In 1214 she was married to king Valdemar. She became the mother of 3 kings, but died already 27. March 1221, leaving a reputation about a great beauty, but also about arrogance and strictness, especially against the peasanttry. This rumour was taken up by the folk poetry and used freely, since the folk songs changed her name into "Bengjærd" which was not flattering. When her grave was opened in 1855, the bone structure confirmed the rumour about her beauty; but there some trouble around the grave after her death also indicated the hatred against her. None of her sons named their daughters after her.
(Note : The last remark is hostile. We don't know all those daughters of her sons.)
Duarte Nunez, Primeira parte das Chronicas dos reis de Portugal, reformadas, Bl. 64 v. Suhm, Hist. af Danmark IX. Worsaae, Kongegravene i Ringsted Kirke.

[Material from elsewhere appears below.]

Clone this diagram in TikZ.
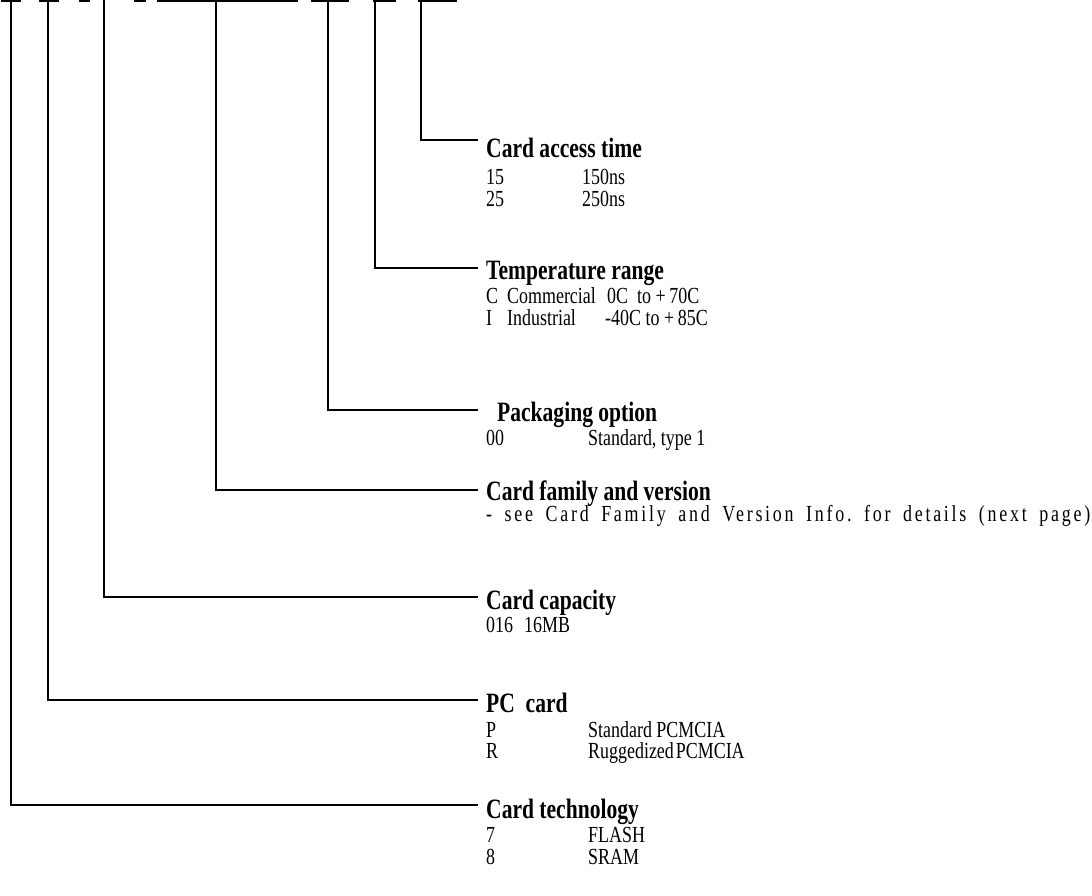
\documentclass[tikz,border=0pt]{standalone}
\usepackage{fontspec}
\setmainfont{Liberation Serif}[FakeStretch=0.78]
\newfontfamily\headfam{Liberation Serif}[FakeStretch=0.77]
\usepackage{tikz}

\begin{document}
\begin{tikzpicture}[x=1pt, y=-1pt,
        head/.style  = {anchor=base west, inner sep=0pt, font=\headfam\fontsize{28}{30}\selectfont\bfseries},
        entry/.style = {anchor=base west, inner sep=0pt, font=\fontsize{23}{25}\selectfont},
        lead/.style  = {line width=1.7pt},
    ]
    \useasboundingbox (0,0) rectangle (1092,895);
    % clipped part number along the top edge
    \foreach \a/\b in {1/21, 39/59, 79/90, 134/146, 157/298, 311/349, 373/396, 418/457}
        \draw[line width=1.5pt] (\a,0.75) -- (\b,0.75);

    % headings
    \node[head] (access) at (486,157) {Card access time};
    \node[head] (temp)   at (486,279) {Temperature range};
    \node[head] (pack)   at (497,421) {Packaging option};
    \node[head] (family) at (486,500) {Card family and version};
    \node[head] (cap)    at (486,609) {Card capacity};
    \node[head] (pc)     at (486,712) {PC\ \ card};
    \node[head] (tech)   at (486,818) {Card technology};

    % entries
    \node[entry] (access-1a) at (486,184.5) {15};
    \node[entry] (access-1b) at (582,184.5) {150ns};
    \node[entry] (access-2a) at (486,206.5) {25};
    \node[entry] (access-2b) at (582,206.5) {250ns};
    \node[entry] (temp-1a) at (486,303.5) {C};
    \node[entry] (temp-1b) at (507,303.5) {Commercial};
    \node[entry] (temp-1c) at (607,303.5) {0C\ \ to +\,70C};
    \node[entry] (temp-2a) at (486,325.5) {I};
    \node[entry] (temp-2b) at (507,325.5) {Industrial};
    \node[entry] (temp-2c) at (605,325.5) {-40C to +\,85C};
    \node[entry] (pack-1a) at (486,445.5) {00};
    \node[entry] (pack-1b) at (588,445.5) {Standard, type 1};
    \node[entry] (family-1) at (486,521.5)
        {\frenchspacing\makebox[604pt][s]{\addfontfeature{LetterSpace=12}- see Card Family and Version Info. for details (next page)}};
    \node[entry] (cap-1a) at (486,632.5) {016};
    \node[entry] (cap-1b) at (524,632.5) {16MB};
    \node[entry] (pc-1a) at (486,737.5) {P};
    \node[entry] (pc-1b) at (588,737.5) {Standard PCMCIA};
    \node[entry] (pc-2a) at (486,758.5) {R};
    \node[entry] (pc-2b) at (588,758.5) {Ruggedized\hspace{2pt}PCMCIA};
    \node[entry] (tech-1a) at (486,842.5) {7};
    \node[entry] (tech-1b) at (588,842.5) {FLASH};
    \node[entry] (tech-2a) at (486,864.5) {8};
    \node[entry] (tech-2b) at (588,864.5) {SRAM};

    % leads from the part number down to each heading
    \coordinate (tech-top)   at (11,0);
    \coordinate (pc-top)     at (48,0);
    \coordinate (cap-top)    at (104,0);
    \coordinate (family-top) at (216,0);
    \coordinate (pack-top)   at (328,0);
    \coordinate (temp-top)   at (375,0);
    \coordinate (access-top) at (421,0);
    \foreach \n/\dy in {access/17, temp/11, family/10, cap/12, pc/12, tech/13}
        \draw[lead] (\n-top) |- ([xshift=-8pt, yshift=\dy pt]\n.base west);
    \draw[lead] (pack-top) |- ([xshift=-19pt, yshift=11pt]pack.base west);
\end{tikzpicture}
\end{document}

After J. Kinch's Danish text: grethe bachmann.
Dansk Biografisk Lexicon
Carl Fr. Bricka
Project Runeberg
Article in Thyra-blog from Dec. 2005:
Queen Berengaria of Denmark
Skt. Bendts Church, Ringsted
When queen Berengaria's grave was opened in 1885, they found her thick plait of hair, her finely formed skull and finely built body bones. A portrait drawing was made to show how she might have looked. Berengaria was a daughter of king Sancho I of Portugal and queen Aldonca and a descendant of Robert Capet. She was married on May 3rd 1214 to king Valdemar II Sejr of Denmark. She became the mother of three kings, but she died already on March 27th 1221 and was buried in Sankt Bendts Church in Ringsted, the burial place for the early Danish kings and queens.
Her three sons and a daughter with Valdemar:
Erik IV Plovpenning, born 1216 , king from 1241-1250; he was murdered by his brother Albert at Slien August 9th 1250. Erik was married to Jutta of Saxony.
Albert, born ab. 1218, king from 1250-1252, was killed in a battle against the Frisians at the peninsula Eiderstedt June 29th 1252. Married to Mechtilde of Holstein.
Christopher I, born 1219, king 1252-1259, died in Ribe May 29th 1259, possibly poisoned by alter wine. Married to Margrethe Sambiria of Pommern.
Sophie, who was married to Johan 1. of Brandenburg in 1236. She died November 2nd 1247.
Eleonora of Portugal, Berengaria's niece, was a daughter of Berengaria's brother, king Alfonso II el Pancudo and Urraca of Castile, she was married in 1231 to Valdemar the Young, Valdemar's son with his first queen, Dagmar of Bohemia. Eleonora was born in 1211 and died in childbirth August 28th 1231, her child died the same year. Valdemar the Young was killed by an accidental shot at Refsnæs November 28th 1231. Buried in Ringsted with Eleonora.